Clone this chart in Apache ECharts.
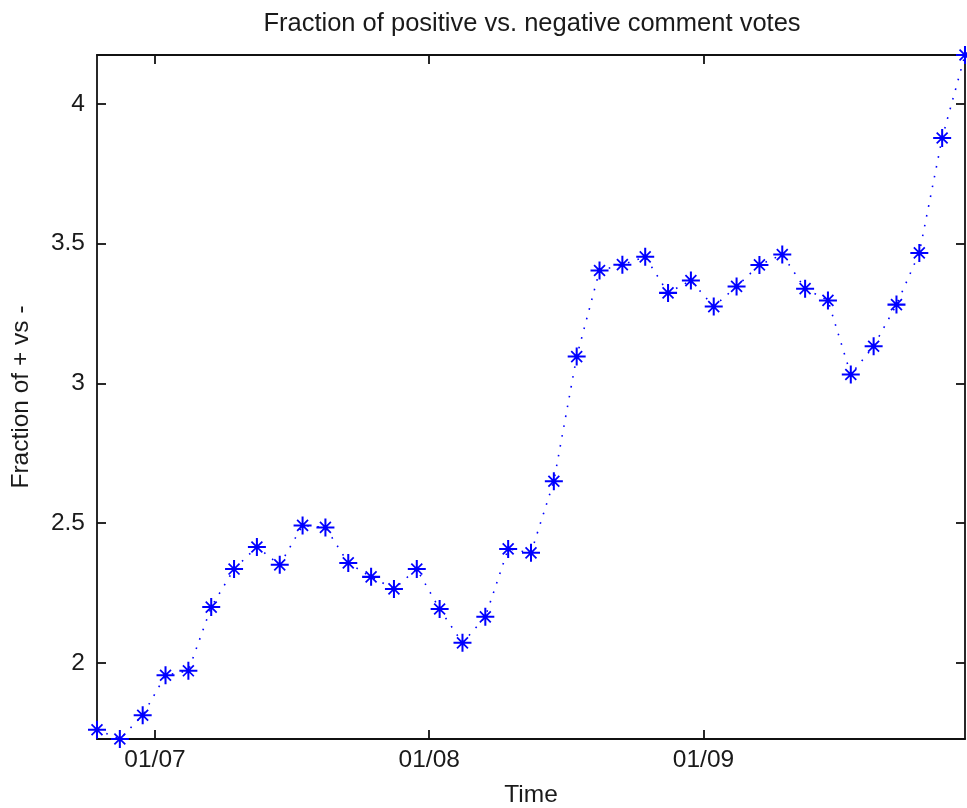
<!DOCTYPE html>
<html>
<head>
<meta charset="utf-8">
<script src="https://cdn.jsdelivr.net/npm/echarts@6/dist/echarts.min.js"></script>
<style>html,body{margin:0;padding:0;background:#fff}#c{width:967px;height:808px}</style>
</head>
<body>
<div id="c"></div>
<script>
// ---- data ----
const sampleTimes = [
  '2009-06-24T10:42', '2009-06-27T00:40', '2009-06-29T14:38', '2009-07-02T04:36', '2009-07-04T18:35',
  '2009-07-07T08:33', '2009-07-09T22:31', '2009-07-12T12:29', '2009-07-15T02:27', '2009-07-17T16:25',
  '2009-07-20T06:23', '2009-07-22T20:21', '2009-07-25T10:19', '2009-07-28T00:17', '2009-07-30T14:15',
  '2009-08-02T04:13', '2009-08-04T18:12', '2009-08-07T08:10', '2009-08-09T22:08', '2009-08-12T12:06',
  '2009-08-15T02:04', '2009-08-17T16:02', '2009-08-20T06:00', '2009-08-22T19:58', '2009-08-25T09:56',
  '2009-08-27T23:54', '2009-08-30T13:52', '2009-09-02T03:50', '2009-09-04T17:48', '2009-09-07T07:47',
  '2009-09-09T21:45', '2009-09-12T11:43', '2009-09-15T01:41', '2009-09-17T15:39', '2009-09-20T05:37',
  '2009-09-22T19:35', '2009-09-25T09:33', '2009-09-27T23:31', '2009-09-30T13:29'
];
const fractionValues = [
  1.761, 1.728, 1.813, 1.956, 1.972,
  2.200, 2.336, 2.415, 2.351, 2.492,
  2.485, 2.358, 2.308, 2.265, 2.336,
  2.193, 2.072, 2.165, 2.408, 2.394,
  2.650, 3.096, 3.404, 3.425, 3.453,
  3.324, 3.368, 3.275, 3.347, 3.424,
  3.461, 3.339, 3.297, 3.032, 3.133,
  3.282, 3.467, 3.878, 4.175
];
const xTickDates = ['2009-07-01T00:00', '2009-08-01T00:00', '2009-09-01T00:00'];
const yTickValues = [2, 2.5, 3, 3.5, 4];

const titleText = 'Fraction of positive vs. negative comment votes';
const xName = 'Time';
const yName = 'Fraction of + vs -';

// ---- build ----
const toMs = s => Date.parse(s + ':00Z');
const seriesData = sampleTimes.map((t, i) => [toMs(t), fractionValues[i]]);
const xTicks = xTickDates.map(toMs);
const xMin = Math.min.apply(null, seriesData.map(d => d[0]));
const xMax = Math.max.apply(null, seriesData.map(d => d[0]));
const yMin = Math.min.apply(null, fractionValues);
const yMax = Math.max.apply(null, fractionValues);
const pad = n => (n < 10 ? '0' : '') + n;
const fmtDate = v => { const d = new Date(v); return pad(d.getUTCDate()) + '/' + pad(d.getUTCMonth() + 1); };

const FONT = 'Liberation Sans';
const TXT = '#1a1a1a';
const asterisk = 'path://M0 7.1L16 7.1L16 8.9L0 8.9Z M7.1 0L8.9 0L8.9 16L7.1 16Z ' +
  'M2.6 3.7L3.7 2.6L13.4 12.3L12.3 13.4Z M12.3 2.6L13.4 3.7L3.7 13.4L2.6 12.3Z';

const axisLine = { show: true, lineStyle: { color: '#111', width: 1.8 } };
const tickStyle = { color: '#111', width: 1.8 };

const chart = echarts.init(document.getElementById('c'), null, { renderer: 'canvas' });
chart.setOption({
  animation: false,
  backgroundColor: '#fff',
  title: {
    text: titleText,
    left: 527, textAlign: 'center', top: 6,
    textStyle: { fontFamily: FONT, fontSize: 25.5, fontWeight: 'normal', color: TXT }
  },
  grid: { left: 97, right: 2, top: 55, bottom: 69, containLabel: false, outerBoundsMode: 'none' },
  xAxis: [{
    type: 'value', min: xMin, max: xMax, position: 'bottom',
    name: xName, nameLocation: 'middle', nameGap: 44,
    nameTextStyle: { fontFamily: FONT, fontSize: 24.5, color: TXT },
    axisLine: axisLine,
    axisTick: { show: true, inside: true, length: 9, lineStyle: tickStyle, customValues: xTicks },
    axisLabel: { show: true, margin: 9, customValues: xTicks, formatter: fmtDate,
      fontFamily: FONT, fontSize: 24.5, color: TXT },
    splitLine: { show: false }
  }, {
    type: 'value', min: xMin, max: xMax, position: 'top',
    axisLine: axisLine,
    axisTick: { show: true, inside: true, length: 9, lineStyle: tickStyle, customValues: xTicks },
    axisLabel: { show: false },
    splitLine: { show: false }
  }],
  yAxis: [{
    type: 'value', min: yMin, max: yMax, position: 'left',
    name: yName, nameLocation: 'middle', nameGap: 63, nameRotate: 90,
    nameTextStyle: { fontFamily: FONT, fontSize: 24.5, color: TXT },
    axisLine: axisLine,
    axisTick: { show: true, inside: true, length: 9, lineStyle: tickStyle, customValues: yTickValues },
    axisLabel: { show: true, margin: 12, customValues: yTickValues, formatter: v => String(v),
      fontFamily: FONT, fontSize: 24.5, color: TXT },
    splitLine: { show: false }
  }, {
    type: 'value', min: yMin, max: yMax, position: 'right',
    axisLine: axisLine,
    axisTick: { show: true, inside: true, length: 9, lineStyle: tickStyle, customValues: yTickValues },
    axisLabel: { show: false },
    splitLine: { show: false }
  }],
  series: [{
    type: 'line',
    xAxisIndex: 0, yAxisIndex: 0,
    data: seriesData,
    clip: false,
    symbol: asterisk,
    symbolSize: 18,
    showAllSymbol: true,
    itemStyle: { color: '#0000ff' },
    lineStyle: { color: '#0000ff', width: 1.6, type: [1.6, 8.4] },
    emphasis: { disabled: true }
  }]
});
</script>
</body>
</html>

- [WRITTEN PROBLEM] Every line of text is to be repeated exactly; pictures are left out.

- [FINAL RESULT]
Clone this chart in Apache ECharts.
<!DOCTYPE html>
<html>
<head>
<meta charset="utf-8">
<script src="https://cdn.jsdelivr.net/npm/echarts@6/dist/echarts.min.js"></script>
<style>html,body{margin:0;padding:0;background:#fff}#c{width:967px;height:808px}</style>
</head>
<body>
<div id="c"></div>
<script>
// ---- data ----
const sampleTimes = [
  '2009-06-24T10:42', '2009-06-27T00:40', '2009-06-29T14:38', '2009-07-02T04:36', '2009-07-04T18:35',
  '2009-07-07T08:33', '2009-07-09T22:31', '2009-07-12T12:29', '2009-07-15T02:27', '2009-07-17T16:25',
  '2009-07-20T06:23', '2009-07-22T20:21', '2009-07-25T10:19', '2009-07-28T00:17', '2009-07-30T14:15',
  '2009-08-02T04:13', '2009-08-04T18:12', '2009-08-07T08:10', '2009-08-09T22:08', '2009-08-12T12:06',
  '2009-08-15T02:04', '2009-08-17T16:02', '2009-08-20T06:00', '2009-08-22T19:58', '2009-08-25T09:56',
  '2009-08-27T23:54', '2009-08-30T13:52', '2009-09-02T03:50', '2009-09-04T17:48', '2009-09-07T07:47',
  '2009-09-09T21:45', '2009-09-12T11:43', '2009-09-15T01:41', '2009-09-17T15:39', '2009-09-20T05:37',
  '2009-09-22T19:35', '2009-09-25T09:33', '2009-09-27T23:31', '2009-09-30T13:29'
];
const fractionValues = [
  1.761, 1.728, 1.813, 1.956, 1.972,
  2.200, 2.336, 2.415, 2.351, 2.492,
  2.485, 2.358, 2.308, 2.265, 2.336,
  2.193, 2.072, 2.165, 2.408, 2.394,
  2.650, 3.096, 3.404, 3.425, 3.453,
  3.324, 3.368, 3.275, 3.347, 3.424,
  3.461, 3.339, 3.297, 3.032, 3.133,
  3.282, 3.467, 3.878, 4.175
];
const xTickDates = ['2009-07-01T00:00', '2009-08-01T00:00', '2009-09-01T00:00'];
const yTickValues = [2, 2.5, 3, 3.5, 4];

const titleText = 'Fraction of positive vs. negative comment votes';
const xName = 'Time';
const yName = 'Fraction of + vs -';

// ---- build ----
const toMs = s => Date.parse(s + ':00Z');
const seriesData = sampleTimes.map((t, i) => [toMs(t), fractionValues[i]]);
const xTicks = xTickDates.map(toMs);
const xMin = Math.min.apply(null, seriesData.map(d => d[0]));
const xMax = Math.max.apply(null, seriesData.map(d => d[0]));
const yMin = Math.min.apply(null, fractionValues);
const yMax = Math.max.apply(null, fractionValues);
const pad = n => (n < 10 ? '0' : '') + n;
const fmtDate = v => { const d = new Date(v); return pad(d.getUTCDate()) + '/' + pad(d.getUTCMonth() + 1); };

const FONT = 'Liberation Sans';
const TXT = '#1a1a1a';
const asterisk = 'path://M0 7.1L16 7.1L16 8.9L0 8.9Z M7.1 0L8.9 0L8.9 16L7.1 16Z ' +
  'M2.6 3.7L3.7 2.6L13.4 12.3L12.3 13.4Z M12.3 2.6L13.4 3.7L3.7 13.4L2.6 12.3Z';

const axisLine = { show: true, lineStyle: { color: '#111', width: 1.8 } };
const tickStyle = { color: '#111', width: 1.8 };

const chart = echarts.init(document.getElementById('c'), null, { renderer: 'canvas' });
chart.setOption({
  animation: false,
  backgroundColor: '#fff',
  title: {
    text: titleText,
    left: 527, textAlign: 'center', top: 6,
    textStyle: { fontFamily: FONT, fontSize: 25.5, fontWeight: 'normal', color: TXT }
  },
  grid: { left: 97, right: 2, top: 55, bottom: 69, containLabel: false, outerBoundsMode: 'none' },
  xAxis: [{
    type: 'value', min: xMin, max: xMax, position: 'bottom',
    name: xName, nameLocation: 'middle', nameGap: 44,
    nameTextStyle: { fontFamily: FONT, fontSize: 24.5, color: TXT },
    axisLine: axisLine,
    axisTick: { show: true, inside: true, length: 9, lineStyle: tickStyle, customValues: xTicks },
    axisLabel: { show: true, margin: 9, customValues: xTicks, formatter: fmtDate,
      fontFamily: FONT, fontSize: 24.5, color: TXT },
    splitLine: { show: false }
  }, {
    type: 'value', min: xMin, max: xMax, position: 'top',
    axisLine: axisLine,
    axisTick: { show: true, inside: true, length: 9, lineStyle: tickStyle, customValues: xTicks },
    axisLabel: { show: false },
    splitLine: { show: false }
  }],
  yAxis: [{
    type: 'value', min: yMin, max: yMax, position: 'left',
    name: yName, nameLocation: 'middle', nameGap: 63, nameRotate: 90,
    nameTextStyle: { fontFamily: FONT, fontSize: 24.5, color: TXT },
    axisLine: axisLine,
    axisTick: { show: true, inside: true, length: 9, lineStyle: tickStyle, customValues: yTickValues },
    axisLabel: { show: true, margin: 12, customValues: yTickValues, formatter: v => String(v),
      fontFamily: FONT, fontSize: 24.5, color: TXT },
    splitLine: { show: false }
  }, {
    type: 'value', min: yMin, max: yMax, position: 'right',
    axisLine: axisLine,
    axisTick: { show: true, inside: true, length: 9, lineStyle: tickStyle, customValues: yTickValues },
    axisLabel: { show: false },
    splitLine: { show: false }
  }],
  series: [{
    type: 'line',
    xAxisIndex: 0, yAxisIndex: 0,
    data: seriesData,
    clip: false,
    symbol: asterisk,
    symbolSize: 18,
    showAllSymbol: true,
    itemStyle: { color: '#0000ff' },
    lineStyle: { color: '#0000ff', width: 1.6, type: [1.6, 8.4] },
    emphasis: { disabled: true }
  }]
});
</script>
</body>
</html>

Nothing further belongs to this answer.